-- Problem requirements --
From the entries that follow, gather each line holding the word "standalone".

-- Task inputs --

□ □ □ □

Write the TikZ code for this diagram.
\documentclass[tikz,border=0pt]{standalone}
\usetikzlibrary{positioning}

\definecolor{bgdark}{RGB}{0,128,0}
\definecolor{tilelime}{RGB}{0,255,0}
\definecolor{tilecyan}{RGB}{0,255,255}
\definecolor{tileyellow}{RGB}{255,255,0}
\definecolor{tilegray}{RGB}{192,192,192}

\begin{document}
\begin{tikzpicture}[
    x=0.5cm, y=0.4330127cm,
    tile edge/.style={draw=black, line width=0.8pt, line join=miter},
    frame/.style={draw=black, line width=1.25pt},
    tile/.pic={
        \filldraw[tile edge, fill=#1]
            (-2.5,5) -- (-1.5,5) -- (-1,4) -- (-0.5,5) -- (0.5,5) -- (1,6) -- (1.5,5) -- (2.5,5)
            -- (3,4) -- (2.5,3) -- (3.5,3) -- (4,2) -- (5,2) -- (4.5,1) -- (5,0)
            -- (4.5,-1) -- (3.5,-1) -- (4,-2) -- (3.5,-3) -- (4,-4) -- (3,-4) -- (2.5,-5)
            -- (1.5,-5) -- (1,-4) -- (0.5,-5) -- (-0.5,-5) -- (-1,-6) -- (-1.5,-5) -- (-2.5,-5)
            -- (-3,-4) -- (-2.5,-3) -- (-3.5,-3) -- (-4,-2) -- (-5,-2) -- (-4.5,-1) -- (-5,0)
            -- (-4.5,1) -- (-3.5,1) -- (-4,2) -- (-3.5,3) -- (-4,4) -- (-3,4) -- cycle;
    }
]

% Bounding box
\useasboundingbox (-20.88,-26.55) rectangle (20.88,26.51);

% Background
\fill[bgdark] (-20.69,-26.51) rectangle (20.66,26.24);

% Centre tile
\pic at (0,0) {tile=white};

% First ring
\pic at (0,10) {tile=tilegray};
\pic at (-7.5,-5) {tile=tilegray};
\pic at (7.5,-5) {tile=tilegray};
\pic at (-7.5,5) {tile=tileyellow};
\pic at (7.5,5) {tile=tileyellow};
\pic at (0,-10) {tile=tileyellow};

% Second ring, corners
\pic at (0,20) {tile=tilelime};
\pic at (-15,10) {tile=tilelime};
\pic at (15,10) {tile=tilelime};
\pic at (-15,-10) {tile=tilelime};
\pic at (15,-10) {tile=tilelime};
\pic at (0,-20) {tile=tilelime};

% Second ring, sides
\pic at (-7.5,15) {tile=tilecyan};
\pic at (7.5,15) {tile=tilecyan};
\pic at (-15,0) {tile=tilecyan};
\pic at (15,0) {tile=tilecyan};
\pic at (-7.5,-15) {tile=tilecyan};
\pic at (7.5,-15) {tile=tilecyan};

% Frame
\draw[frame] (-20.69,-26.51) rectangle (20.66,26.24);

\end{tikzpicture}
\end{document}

□ □ □ □

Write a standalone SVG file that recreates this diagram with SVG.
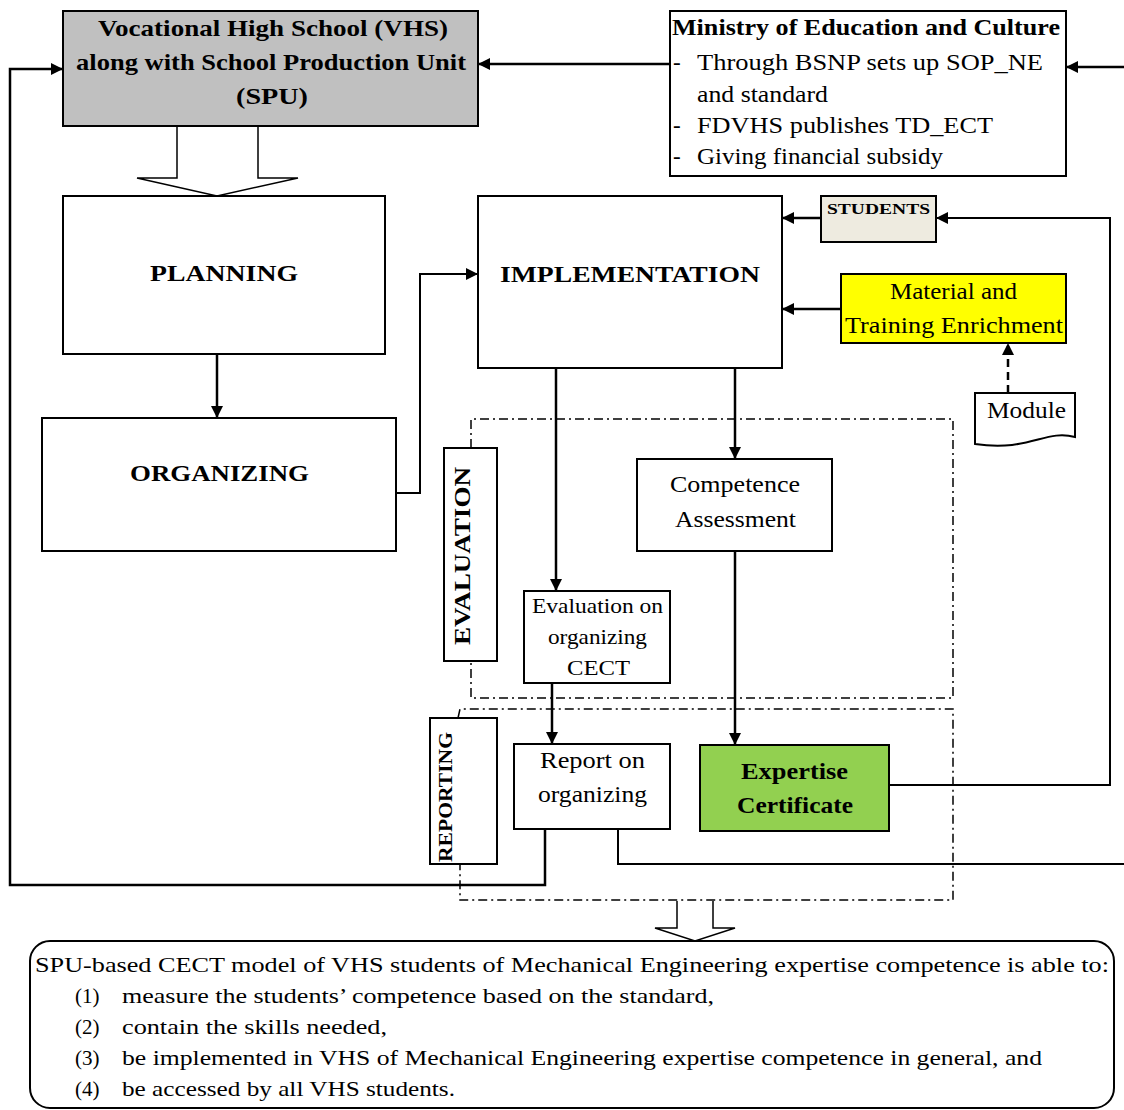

□ □ □ □

-- Problem solution --
\documentclass[tikz,border=0pt]{standalone}
Write a standalone SVG file that recreates this diagram with SVG.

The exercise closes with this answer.